→ **Data listing**
╭──

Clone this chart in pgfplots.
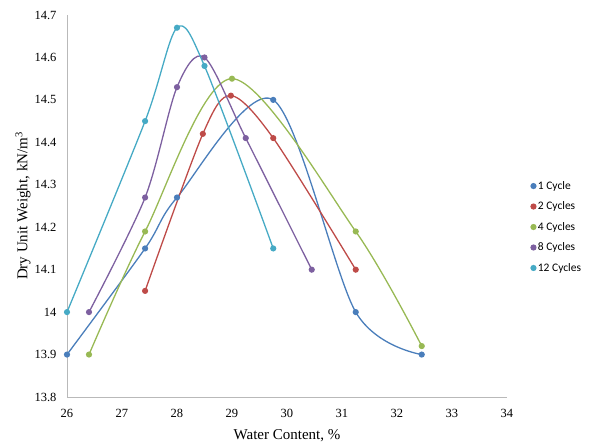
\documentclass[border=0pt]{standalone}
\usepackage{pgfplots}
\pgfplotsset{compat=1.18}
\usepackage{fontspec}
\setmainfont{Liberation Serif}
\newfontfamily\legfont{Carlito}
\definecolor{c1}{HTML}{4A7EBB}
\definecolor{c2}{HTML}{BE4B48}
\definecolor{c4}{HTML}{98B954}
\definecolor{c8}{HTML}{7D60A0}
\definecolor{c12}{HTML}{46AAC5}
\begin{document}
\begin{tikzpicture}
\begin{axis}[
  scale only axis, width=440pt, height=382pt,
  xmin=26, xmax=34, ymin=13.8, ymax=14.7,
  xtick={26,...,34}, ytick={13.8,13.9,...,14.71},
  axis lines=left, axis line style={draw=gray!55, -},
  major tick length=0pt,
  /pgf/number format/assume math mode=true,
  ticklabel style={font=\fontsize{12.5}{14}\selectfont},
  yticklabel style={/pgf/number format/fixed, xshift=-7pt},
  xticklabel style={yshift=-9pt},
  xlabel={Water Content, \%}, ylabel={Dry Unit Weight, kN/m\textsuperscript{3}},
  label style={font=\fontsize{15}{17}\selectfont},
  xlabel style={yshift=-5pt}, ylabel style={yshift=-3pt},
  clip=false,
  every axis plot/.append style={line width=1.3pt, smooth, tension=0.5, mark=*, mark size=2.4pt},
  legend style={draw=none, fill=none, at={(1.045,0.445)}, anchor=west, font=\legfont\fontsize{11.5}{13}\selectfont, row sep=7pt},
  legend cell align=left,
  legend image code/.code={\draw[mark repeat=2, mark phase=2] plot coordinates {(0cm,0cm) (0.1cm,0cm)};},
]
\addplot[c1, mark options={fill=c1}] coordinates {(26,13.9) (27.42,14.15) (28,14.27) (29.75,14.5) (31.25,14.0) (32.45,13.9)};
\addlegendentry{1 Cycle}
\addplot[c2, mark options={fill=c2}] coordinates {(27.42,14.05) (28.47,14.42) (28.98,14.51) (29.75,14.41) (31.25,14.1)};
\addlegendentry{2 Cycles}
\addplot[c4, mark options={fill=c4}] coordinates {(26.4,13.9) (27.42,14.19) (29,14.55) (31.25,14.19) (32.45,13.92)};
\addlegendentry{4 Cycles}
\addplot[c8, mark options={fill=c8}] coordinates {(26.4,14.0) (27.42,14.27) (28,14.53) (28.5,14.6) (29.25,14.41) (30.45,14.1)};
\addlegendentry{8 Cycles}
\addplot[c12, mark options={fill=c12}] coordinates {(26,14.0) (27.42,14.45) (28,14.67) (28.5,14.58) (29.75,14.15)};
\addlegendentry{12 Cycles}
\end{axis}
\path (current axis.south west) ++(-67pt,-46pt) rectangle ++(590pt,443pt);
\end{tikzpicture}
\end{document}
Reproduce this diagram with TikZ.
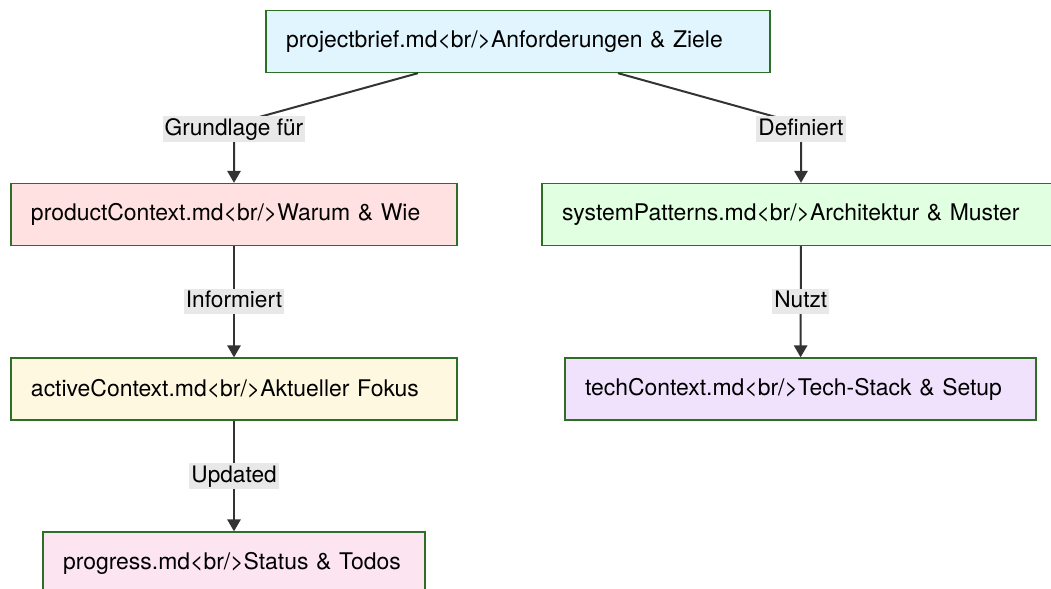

╰──

Give every line of the material that includes the string "this".

Clone this chart in pgfplots.
Reproduce this diagram with TikZ.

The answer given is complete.